Qu'est-ce qu'un espoir politique en temps de crise profonde, lorsque le chômage galope, que la gauche de gouvernement bute une fois encore sur la contradiction entre projet et réalisme, qu'il est chaque jour question de jeunesse sans lui donner la parole? Certainement de porter haut le discours de transformation. L'insupportable aujourd'hui est d'entendre affirmer qu'il n'y a pas de choix. Pas de choix que de réduire la dépense publique à l'aveuglette comme si en soi la dépense publique était entachée..d'être publique. Pas de choix que de reprendre une politique d'expulsion des migrants inhumaine comme si le racisme ordinaire était une fatalité. Pas de choix que de renoncer à porter l'idéal européen parce que chaque nation, et d'abord l'Allemagne, va se replier sur son identité et ses intérêts économiques. Les écologistes portent d'abord l'espoir politique d'autres choix.
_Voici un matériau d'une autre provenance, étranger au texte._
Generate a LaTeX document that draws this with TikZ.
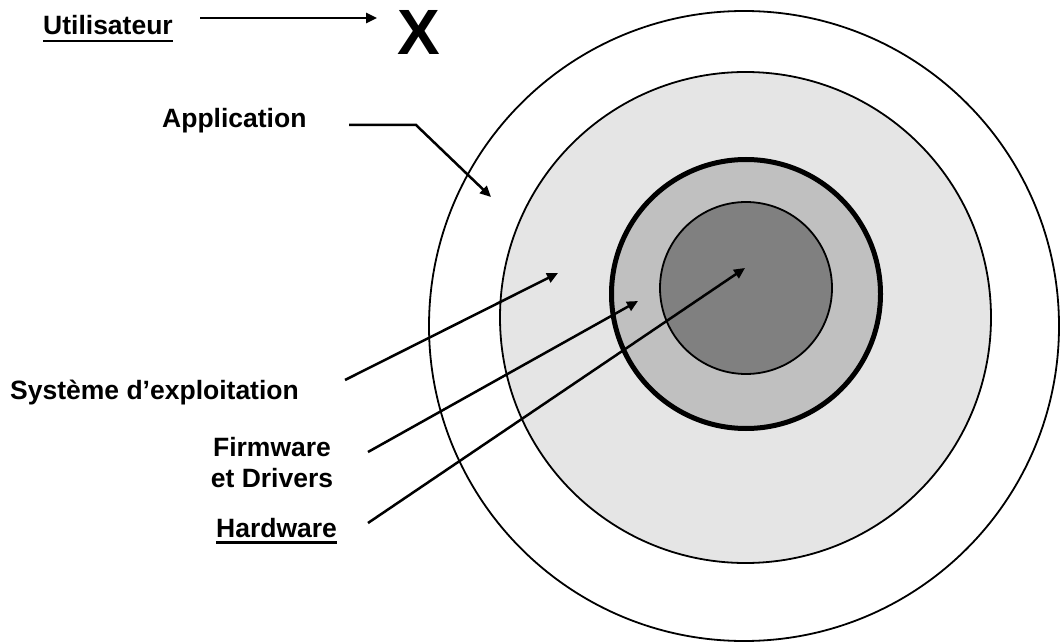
\documentclass[tikz,border=0pt]{standalone}
\usepackage{fontspec}
\setmainfont{Liberation Sans}
\usetikzlibrary{arrows.meta}
\definecolor{ringA}{HTML}{E5E5E5}
\definecolor{ringB}{HTML}{C0C0C0}
\definecolor{ringC}{HTML}{808080}
\begin{document}
\begin{tikzpicture}[x=1pt,y=-1pt,
  lbl/.style={font=\fontsize{26.5}{31}\selectfont\bfseries, inner sep=0pt, anchor=base west},
  arr/.style={line width=2.5pt, -{Triangle[length=11pt,width=10pt]}},
  ring/.style={circle, draw, inner sep=0pt, line width=1.8pt},
  uline/.style={line width=2.6pt}]
\useasboundingbox (0,0) rectangle (1060,644);

% nested layers
\node[ring, fill=white, minimum size=630pt] (outer) at (744,326) {};
\node[ring, fill=ringA, minimum size=491pt] (os) at (745.5,317.5) {};
\node[ring, fill=ringB, line width=5pt, minimum size=269pt] (fw) at (746,294) {};
\node[ring, fill=ringC, minimum size=172pt] (hw) at (746,288) {};

% labels
\node[lbl] (user) at (43,35) {Utilisateur};
\node[font=\fontsize{64}{64}\selectfont\bfseries, inner sep=0pt, anchor=base west] (xmark) at (397,55) {X};
\node[lbl] (app) at (162,128) {Application};
\node[lbl] (sys) at (10,399) {Système d’exploitation};
\node[font=\fontsize{26.5}{31}\selectfont\bfseries, inner sep=0pt, align=center, anchor=base] (drv) at (272,487) {Firmware\\et Drivers};
\node[lbl] (hard) at (216,537) {Hardware};

% underlines
\draw[uline] ([yshift=-6pt]user.base west) -- ([yshift=-6pt]user.base east);
\draw[uline] ([yshift=-5.5pt]hard.base west) -- ([yshift=-5.5pt]hard.base east);

% arrow end points
\coordinate (uS) at (200,18);
\coordinate (uE) at (377,18);
\coordinate (aS) at (349,125);
\coordinate (aK) at (416,125);
\coordinate (aE) at (491,197);
\coordinate (sS) at (345,380);
\coordinate (sE) at (558,273);
\coordinate (fS) at (368,452);
\coordinate (fE) at (638,301);
\coordinate (hS) at (368,523);
\coordinate (hE) at (745,268);

\draw[arr] (uS) -- (uE);
\draw[arr] (aS) -- (aK) -- (aE);
\draw[arr] (sS) -- (sE);
\draw[arr] (fS) -- (fE);
\draw[arr] (hS) -- (hE);
\end{tikzpicture}
\end{document}
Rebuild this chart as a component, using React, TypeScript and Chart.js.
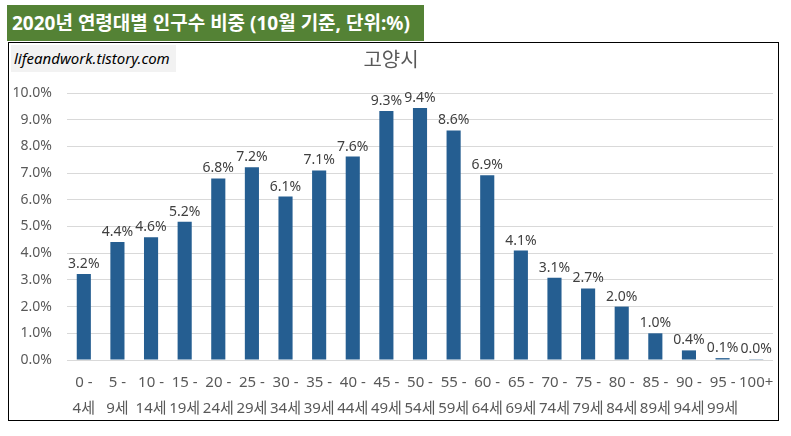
import React, { useEffect, useRef } from "react";
import { Chart, registerables } from "chart.js";

Chart.register(...registerables);

const bannerTitle = "2020년 연령대별 인구수 비중 (10월 기준, 단위:%)";
const chartTitle = "고양시";
const watermark = "lifeandwork.tistory.com";

const categories: string[][] = [
  ["0 -", "4세"], ["5 -", "9세"], ["10 -", "14세"], ["15 -", "19세"],
  ["20 -", "24세"], ["25 -", "29세"], ["30 -", "34세"], ["35 -", "39세"],
  ["40 -", "44세"], ["45 -", "49세"], ["50 -", "54세"], ["55 -", "59세"],
  ["60 -", "64세"], ["65 -", "69세"], ["70 -", "74세"], ["75 -", "79세"],
  ["80 -", "84세"], ["85 -", "89세"], ["90 -", "94세"], ["95 -", "99세"],
  ["100+"],
];

const shares: number[] = [
  3.22, 4.42, 4.6, 5.18, 6.8, 7.22, 6.12, 7.1, 7.62, 9.33, 9.44, 8.6,
  6.92, 4.1, 3.08, 2.68, 2.0, 1.0, 0.36, 0.07, 0.03,
];

const yMin = 0;
const yMax = 10;
const yStep = 1;

const FONT = '"Noto Sans", "Noto Sans CJK KR", sans-serif';

const dataLabelPlugin = {
  id: "dataLabels",
  afterDatasetsDraw(chart: any) {
    const ctx = chart.ctx;
    const meta = chart.getDatasetMeta(0);
    const values = chart.data.datasets[0].data as number[];
    ctx.save();
    ctx.font = `14px ${FONT}`;
    ctx.fillStyle = "#404040";
    ctx.textAlign = "center";
    ctx.textBaseline = "alphabetic";
    meta.data.forEach((bar: any, i: number) => {
      ctx.fillText(values[i].toFixed(1) + "%", bar.x, bar.y - 6);
    });
    ctx.restore();
  },
};

export default function App() {
  const canvasRef = useRef<HTMLCanvasElement | null>(null);

  useEffect(() => {
    if (!canvasRef.current) return;
    const chart = new Chart(canvasRef.current, {
      type: "bar",
      data: {
        labels: categories,
        datasets: [
          {
            data: shares,
            backgroundColor: "#255E91",
            barPercentage: 0.42,
            categoryPercentage: 1,
          },
        ],
      },
      options: {
        responsive: false,
        animation: false,
        layout: { padding: { top: 0, right: 5, bottom: 0, left: 0 } },
        plugins: {
          legend: { display: false },
          tooltip: { enabled: false },
          title: {
            display: true,
            text: chartTitle,
            color: "#595959",
            font: { family: FONT, size: 20, weight: "normal" },
            padding: { top: 6, bottom: 20 },
          },
        },
        scales: {
          x: {
            grid: { display: false },
            border: { display: false },
            ticks: {
              color: "#595959",
              font: { family: FONT, size: 15, lineHeight: 1.73 },
              autoSkip: false,
              maxRotation: 0,
              minRotation: 0,
              padding: 2,
            },
            afterFit(scale: any) {
              scale.height = 60;
            },
          },
          y: {
            min: yMin,
            max: yMax,
            grid: { color: "#d9d9d9", drawTicks: false, lineWidth: 1 },
            border: { display: false },
            ticks: {
              stepSize: yStep,
              color: "#595959",
              font: { family: FONT, size: 14 },
              padding: 15,
              callback: (v: any) => Number(v).toFixed(1) + "%",
            },
            afterFit(scale: any) {
              scale.width = 58;
            },
          },
        },
      },
      plugins: [dataLabelPlugin],
    });
    return () => chart.destroy();
  }, []);

  return (
    <div style={{ position: "absolute", left: 0, top: 0, width: 791, height: 436, background: "#fff" }}>
      <div
        style={{
          position: "absolute",
          left: 7,
          top: 5,
          width: 417,
          height: 36,
          background: "#548235",
          color: "#fff",
          fontFamily: FONT,
          fontWeight: "bold",
          fontSize: 19,
          lineHeight: "36px",
          paddingLeft: 5,
          boxSizing: "border-box",
          whiteSpace: "nowrap",
        }}
      >
        {bannerTitle}
      </div>
      <div
        style={{
          position: "absolute",
          left: 8,
          top: 42,
          width: 771,
          height: 379,
          border: "1px solid #000",
          boxSizing: "border-box",
        }}
      >
        <canvas ref={canvasRef} width={769} height={377} style={{ display: "block" }} />
        <div
          style={{
            position: "absolute",
            left: 2,
            top: 2,
            width: 165,
            height: 27,
            background: "#f2f2f2",
            fontFamily: FONT,
            fontStyle: "italic",
            fontSize: 15,
            lineHeight: "27px",
            color: "#000",
            paddingLeft: 3,
            boxSizing: "border-box",
            whiteSpace: "nowrap",
          }}
        >
          {watermark}
        </div>
      </div>
    </div>
  );
}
Celui de l'innovation économique et de l'investissement public, celui d'une société qui n'a pas peur d'elle-même, celui d'une parole politique libre loin des hiérarchies et des privilèges rancis, loin de cette vieille France des "ex", où l'on porte son titre de ministre toute sa vie, où l'on est élu député pendant 30 ans et où on étouffe la différence.
L'envol de l'écologie que je souhaite c'est celui de ce souffle politique que je sens grandir, différent, plus puissant peut-être car il prend le risque de porter enfin ce qui n'a jamais été dit.